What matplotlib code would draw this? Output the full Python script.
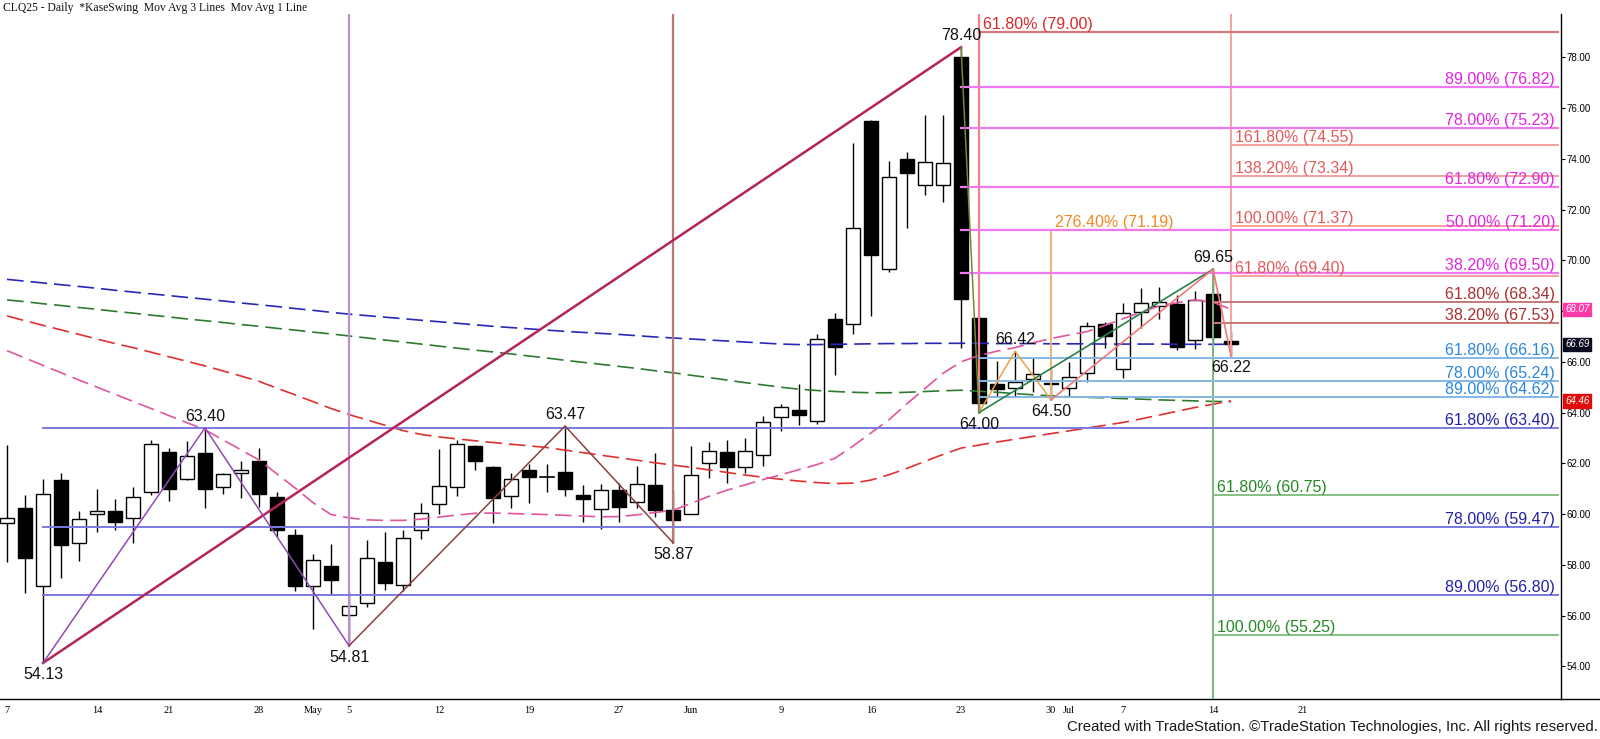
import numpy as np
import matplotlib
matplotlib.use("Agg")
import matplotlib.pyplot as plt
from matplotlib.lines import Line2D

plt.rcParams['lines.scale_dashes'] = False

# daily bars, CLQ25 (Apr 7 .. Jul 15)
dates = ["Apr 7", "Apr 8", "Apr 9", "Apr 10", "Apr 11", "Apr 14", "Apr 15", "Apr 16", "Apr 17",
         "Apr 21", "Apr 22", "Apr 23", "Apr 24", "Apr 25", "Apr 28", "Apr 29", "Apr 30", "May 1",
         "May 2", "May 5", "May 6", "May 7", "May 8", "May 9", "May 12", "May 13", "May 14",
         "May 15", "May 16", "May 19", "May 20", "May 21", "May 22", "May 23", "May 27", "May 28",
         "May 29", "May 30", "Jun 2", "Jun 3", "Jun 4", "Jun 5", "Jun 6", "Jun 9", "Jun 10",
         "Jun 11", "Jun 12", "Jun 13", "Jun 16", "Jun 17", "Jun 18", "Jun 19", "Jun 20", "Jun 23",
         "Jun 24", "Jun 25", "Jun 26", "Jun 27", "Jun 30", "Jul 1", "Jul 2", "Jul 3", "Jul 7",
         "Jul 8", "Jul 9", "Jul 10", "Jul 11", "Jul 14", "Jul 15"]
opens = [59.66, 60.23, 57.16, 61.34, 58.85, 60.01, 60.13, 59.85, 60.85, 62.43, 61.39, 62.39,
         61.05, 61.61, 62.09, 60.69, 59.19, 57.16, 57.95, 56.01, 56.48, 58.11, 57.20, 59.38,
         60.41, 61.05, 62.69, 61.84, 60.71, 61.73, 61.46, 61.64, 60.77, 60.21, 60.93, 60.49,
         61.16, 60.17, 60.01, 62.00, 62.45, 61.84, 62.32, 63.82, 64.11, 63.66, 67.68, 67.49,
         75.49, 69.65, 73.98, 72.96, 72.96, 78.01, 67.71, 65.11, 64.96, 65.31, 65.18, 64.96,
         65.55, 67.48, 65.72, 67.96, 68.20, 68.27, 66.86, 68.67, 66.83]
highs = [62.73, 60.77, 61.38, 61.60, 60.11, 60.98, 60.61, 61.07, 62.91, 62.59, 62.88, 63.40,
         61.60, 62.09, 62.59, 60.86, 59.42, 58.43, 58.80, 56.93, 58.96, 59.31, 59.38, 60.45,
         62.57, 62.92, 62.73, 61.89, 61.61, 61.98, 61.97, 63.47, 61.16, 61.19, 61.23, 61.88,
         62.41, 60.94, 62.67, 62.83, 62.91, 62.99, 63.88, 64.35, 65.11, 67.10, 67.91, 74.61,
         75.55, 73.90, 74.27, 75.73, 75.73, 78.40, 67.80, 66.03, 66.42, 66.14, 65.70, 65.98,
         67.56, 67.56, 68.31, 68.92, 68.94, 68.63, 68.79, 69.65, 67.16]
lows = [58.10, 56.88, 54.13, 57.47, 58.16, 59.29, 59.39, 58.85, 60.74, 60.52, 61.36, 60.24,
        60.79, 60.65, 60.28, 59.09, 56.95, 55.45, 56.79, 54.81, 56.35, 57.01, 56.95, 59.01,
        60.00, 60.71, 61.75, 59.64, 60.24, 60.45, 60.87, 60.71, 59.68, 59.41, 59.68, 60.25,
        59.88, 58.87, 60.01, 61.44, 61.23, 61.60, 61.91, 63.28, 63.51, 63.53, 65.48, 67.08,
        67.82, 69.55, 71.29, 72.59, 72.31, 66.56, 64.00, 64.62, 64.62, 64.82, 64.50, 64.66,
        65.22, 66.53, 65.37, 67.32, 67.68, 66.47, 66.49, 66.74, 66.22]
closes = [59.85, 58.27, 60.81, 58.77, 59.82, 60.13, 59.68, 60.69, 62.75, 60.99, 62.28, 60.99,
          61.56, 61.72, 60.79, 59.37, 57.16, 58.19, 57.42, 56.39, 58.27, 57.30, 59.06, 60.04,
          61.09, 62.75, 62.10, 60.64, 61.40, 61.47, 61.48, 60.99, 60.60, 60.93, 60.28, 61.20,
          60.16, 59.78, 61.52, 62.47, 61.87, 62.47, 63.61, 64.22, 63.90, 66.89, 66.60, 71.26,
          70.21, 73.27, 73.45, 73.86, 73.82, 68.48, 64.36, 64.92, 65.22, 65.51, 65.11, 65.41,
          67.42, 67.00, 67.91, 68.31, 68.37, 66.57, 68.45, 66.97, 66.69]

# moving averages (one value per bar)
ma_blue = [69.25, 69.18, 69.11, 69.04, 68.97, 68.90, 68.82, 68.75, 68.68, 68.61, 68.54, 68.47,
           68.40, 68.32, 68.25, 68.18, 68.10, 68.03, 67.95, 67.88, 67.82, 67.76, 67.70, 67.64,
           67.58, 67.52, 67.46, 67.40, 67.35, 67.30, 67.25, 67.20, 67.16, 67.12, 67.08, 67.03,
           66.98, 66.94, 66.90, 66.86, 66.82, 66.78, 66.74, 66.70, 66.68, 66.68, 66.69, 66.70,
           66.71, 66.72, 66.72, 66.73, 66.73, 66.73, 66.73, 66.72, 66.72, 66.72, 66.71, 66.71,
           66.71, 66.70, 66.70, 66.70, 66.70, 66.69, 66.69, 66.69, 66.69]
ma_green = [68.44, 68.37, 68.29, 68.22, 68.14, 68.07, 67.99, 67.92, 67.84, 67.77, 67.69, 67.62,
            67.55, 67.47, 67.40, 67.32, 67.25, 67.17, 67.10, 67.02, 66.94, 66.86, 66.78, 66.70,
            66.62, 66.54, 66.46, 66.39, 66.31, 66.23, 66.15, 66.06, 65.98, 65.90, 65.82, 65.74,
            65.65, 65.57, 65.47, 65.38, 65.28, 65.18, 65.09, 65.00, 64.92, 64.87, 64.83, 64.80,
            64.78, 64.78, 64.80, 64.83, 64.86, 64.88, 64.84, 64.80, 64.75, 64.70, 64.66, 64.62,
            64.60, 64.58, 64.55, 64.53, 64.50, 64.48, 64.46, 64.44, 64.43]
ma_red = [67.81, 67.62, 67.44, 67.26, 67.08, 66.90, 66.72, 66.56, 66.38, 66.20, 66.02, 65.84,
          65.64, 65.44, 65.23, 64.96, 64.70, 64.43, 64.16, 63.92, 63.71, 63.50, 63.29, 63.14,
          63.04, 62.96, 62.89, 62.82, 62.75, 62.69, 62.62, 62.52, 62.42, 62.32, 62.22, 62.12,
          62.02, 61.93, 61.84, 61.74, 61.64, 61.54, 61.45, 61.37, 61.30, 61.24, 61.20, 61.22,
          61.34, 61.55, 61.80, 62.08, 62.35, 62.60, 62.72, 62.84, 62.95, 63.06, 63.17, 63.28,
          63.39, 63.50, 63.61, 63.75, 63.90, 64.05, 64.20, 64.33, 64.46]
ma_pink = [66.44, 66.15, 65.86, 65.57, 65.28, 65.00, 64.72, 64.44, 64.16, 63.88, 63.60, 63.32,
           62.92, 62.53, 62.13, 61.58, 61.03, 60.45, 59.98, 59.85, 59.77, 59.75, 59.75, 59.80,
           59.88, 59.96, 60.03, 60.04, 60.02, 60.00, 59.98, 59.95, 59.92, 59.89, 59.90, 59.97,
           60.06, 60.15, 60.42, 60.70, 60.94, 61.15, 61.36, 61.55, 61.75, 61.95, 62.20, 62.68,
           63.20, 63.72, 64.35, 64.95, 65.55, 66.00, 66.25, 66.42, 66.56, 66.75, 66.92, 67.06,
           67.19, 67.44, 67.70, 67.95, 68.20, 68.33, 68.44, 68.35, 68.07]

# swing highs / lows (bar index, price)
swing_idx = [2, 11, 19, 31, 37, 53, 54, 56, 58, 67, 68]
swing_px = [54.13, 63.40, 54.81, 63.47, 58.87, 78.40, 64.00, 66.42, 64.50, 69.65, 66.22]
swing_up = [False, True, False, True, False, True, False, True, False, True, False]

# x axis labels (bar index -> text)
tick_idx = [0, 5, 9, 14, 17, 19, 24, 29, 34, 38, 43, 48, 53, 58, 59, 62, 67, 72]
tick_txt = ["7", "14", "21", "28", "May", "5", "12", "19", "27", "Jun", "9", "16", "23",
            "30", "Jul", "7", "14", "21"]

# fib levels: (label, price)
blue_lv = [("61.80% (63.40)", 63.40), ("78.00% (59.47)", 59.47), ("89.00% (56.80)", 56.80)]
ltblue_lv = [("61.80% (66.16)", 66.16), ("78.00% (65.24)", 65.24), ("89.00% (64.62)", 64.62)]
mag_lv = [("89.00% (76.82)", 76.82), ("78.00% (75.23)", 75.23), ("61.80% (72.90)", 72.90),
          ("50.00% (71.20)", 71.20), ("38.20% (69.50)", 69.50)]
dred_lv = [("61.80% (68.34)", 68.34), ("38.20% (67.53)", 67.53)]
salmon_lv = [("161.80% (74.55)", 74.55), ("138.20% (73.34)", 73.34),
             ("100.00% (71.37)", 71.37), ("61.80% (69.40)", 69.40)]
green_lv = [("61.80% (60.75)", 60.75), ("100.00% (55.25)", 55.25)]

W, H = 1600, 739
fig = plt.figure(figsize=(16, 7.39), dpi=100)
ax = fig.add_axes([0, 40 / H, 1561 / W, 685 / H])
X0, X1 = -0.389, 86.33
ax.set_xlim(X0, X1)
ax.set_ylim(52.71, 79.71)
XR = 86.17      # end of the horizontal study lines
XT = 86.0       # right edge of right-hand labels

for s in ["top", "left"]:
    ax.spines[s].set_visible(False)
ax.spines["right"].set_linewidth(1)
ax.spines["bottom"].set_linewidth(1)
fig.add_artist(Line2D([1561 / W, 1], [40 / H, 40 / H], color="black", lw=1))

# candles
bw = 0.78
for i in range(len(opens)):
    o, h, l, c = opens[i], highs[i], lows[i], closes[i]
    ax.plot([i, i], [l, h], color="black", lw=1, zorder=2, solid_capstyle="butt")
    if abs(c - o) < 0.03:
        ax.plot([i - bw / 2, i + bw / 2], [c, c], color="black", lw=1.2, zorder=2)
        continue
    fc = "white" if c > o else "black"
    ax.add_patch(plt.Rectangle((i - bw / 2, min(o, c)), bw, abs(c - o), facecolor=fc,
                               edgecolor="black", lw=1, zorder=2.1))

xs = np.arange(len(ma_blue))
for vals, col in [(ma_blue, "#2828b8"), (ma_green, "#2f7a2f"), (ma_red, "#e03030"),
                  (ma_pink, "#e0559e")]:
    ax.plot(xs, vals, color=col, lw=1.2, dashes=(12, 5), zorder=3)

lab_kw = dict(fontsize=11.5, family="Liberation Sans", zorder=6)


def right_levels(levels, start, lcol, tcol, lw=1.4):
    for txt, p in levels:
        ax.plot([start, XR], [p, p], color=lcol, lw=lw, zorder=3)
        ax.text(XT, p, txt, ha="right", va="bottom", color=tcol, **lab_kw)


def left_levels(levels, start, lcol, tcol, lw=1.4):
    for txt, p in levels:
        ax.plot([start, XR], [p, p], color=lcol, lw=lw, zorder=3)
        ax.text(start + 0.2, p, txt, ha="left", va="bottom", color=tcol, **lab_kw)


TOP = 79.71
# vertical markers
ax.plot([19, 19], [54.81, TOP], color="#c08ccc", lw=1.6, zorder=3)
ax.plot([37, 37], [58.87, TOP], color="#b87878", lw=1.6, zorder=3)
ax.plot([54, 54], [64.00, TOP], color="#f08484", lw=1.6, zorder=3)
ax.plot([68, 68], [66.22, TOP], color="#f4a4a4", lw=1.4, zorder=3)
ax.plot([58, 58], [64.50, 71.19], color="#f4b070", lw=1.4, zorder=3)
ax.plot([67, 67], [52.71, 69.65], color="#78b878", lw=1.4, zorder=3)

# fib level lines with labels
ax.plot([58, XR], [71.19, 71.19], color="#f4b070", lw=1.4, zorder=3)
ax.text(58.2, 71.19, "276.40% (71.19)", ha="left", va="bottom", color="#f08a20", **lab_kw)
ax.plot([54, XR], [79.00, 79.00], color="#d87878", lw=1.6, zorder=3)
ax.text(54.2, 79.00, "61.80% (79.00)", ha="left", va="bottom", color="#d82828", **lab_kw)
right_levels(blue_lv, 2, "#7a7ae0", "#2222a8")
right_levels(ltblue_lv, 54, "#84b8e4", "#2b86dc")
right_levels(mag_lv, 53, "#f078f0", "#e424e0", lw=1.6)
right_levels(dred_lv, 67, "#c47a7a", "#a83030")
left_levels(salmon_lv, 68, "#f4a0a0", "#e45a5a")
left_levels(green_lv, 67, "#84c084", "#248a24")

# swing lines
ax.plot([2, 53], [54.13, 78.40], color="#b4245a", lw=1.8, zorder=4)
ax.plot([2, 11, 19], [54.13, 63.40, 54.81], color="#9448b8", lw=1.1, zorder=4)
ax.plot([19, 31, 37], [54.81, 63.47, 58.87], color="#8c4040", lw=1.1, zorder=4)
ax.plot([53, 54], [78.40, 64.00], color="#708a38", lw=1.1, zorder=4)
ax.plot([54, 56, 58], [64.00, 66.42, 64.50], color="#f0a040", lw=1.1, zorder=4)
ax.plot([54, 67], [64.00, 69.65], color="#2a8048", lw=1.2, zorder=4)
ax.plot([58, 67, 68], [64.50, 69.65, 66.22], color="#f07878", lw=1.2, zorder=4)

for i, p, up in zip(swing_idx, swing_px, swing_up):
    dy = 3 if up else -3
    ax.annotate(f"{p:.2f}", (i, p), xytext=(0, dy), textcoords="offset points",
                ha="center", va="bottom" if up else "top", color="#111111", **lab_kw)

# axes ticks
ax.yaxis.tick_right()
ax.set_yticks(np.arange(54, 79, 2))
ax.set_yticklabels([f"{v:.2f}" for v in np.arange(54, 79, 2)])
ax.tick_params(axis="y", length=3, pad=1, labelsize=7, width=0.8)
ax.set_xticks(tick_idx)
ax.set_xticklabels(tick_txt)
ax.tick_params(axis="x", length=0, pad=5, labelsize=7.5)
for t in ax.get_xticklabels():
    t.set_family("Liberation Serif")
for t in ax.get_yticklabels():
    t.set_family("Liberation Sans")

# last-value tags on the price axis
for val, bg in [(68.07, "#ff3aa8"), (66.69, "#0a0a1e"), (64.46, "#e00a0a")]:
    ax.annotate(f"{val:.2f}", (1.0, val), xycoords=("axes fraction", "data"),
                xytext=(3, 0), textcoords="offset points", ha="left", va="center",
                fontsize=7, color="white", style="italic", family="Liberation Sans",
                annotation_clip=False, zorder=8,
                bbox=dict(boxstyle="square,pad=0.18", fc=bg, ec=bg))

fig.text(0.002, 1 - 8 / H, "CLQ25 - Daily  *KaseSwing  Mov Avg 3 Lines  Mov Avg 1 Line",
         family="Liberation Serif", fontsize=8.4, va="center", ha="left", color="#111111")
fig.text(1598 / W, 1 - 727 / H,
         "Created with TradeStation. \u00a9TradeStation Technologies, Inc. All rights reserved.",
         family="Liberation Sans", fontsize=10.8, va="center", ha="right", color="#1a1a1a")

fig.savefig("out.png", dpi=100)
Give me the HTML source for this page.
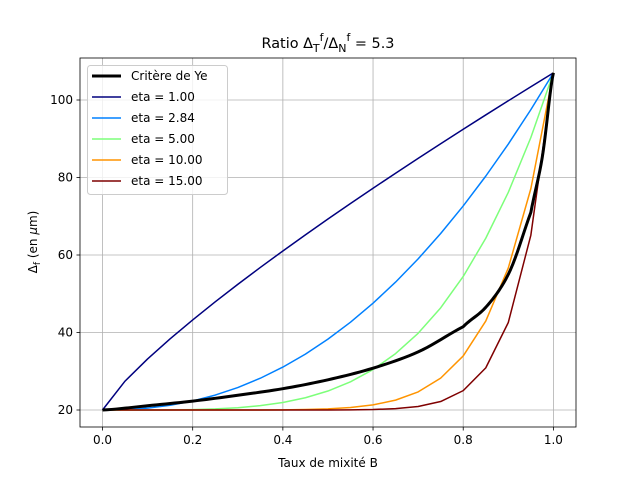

------------------------------------------------------------

**Aim of the exercise**
Please quote exactly the run of lines that starts the entries and ends at the line containing "plt.rcParams['lines.scale_dashes'] = False", leaving out every picture.

**Response**
What matplotlib code would draw this? Output the full Python script.
import numpy as np
import matplotlib
matplotlib.use("Agg")
import matplotlib.pyplot as plt
from matplotlib.lines import Line2D

plt.rcParams['lines.scale_dashes'] = False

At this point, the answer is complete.